Nov 9, 2013; Cleveland, OH, USA; Cleveland Cavaliers point guard Kyrie Irving (2) is consoled by power forward Tristan Thompson (13) and shooting guard Dion Waiters (3) after missing a shot at the end of regulation against the Philadelphia 76ers at Quicken Loans Arena. Mandatory Credit: David Richard-USA TODAY Sports

ESPN's NBA Power Rankings

Mark Stein is out with his weekly NBA Power Rankings and the Cleveland Cavaliers have rose 2 spots. The Cavaliers now rank 24th overall but the interesting thing about Stein’s Cavalier ranking is the comment section which states:

As much as you can with guys who play 34.5 and 28.3 minutes per game, respectively, Cleveland is trying to keep Kyrie Irving and Dion Waiters from being thrown together in the same lineups. The effort seems to be working to some extent, too, judging by the Cavs’ 4-2 start to December.

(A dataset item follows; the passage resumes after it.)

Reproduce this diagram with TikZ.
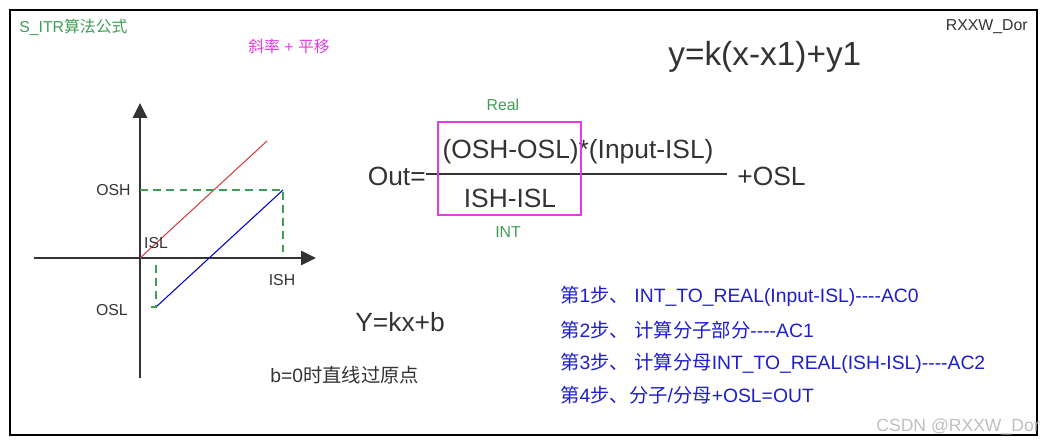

A very interesting statement that a national media member believes the team is attempting to keep the two apart. Many can assume that Stein is working on old information, the supposed fight during a team meeting, in making inference that the two guards are being kept apart. It is very possible that the two don’t mix. Irving’s Duke polish and Waiters Philadelphia swagger may be like oil and water as personalities.

It is also possible that their actual on the court basketball games don’t always compliment each other, especially at this young stage of their careers. Both like to be ball dominant, drive to the hole and control the game. Being separated lets each take control during different stages of the game. This has been especially effective during stretches of the 3rd and 4th quarters when Irving needs a break. Unlike last year when the offense went into a coma, Waiters now aggressively has led the charge keeping the Cavs in the game, getting them back into the game or extending the lead.

As they grow and develop together, and their games age, the two should be able to find ways to work better together on the court. Learning how ball and player movement can open each other up. Seeing when one is hot and the other is struggling. Having awareness of where each likes to get on the floor. While not yet comparable in talent this is similar to the struggles Lebron James and Dwayne Wade had coming together in Miami, and we all know how that turned out.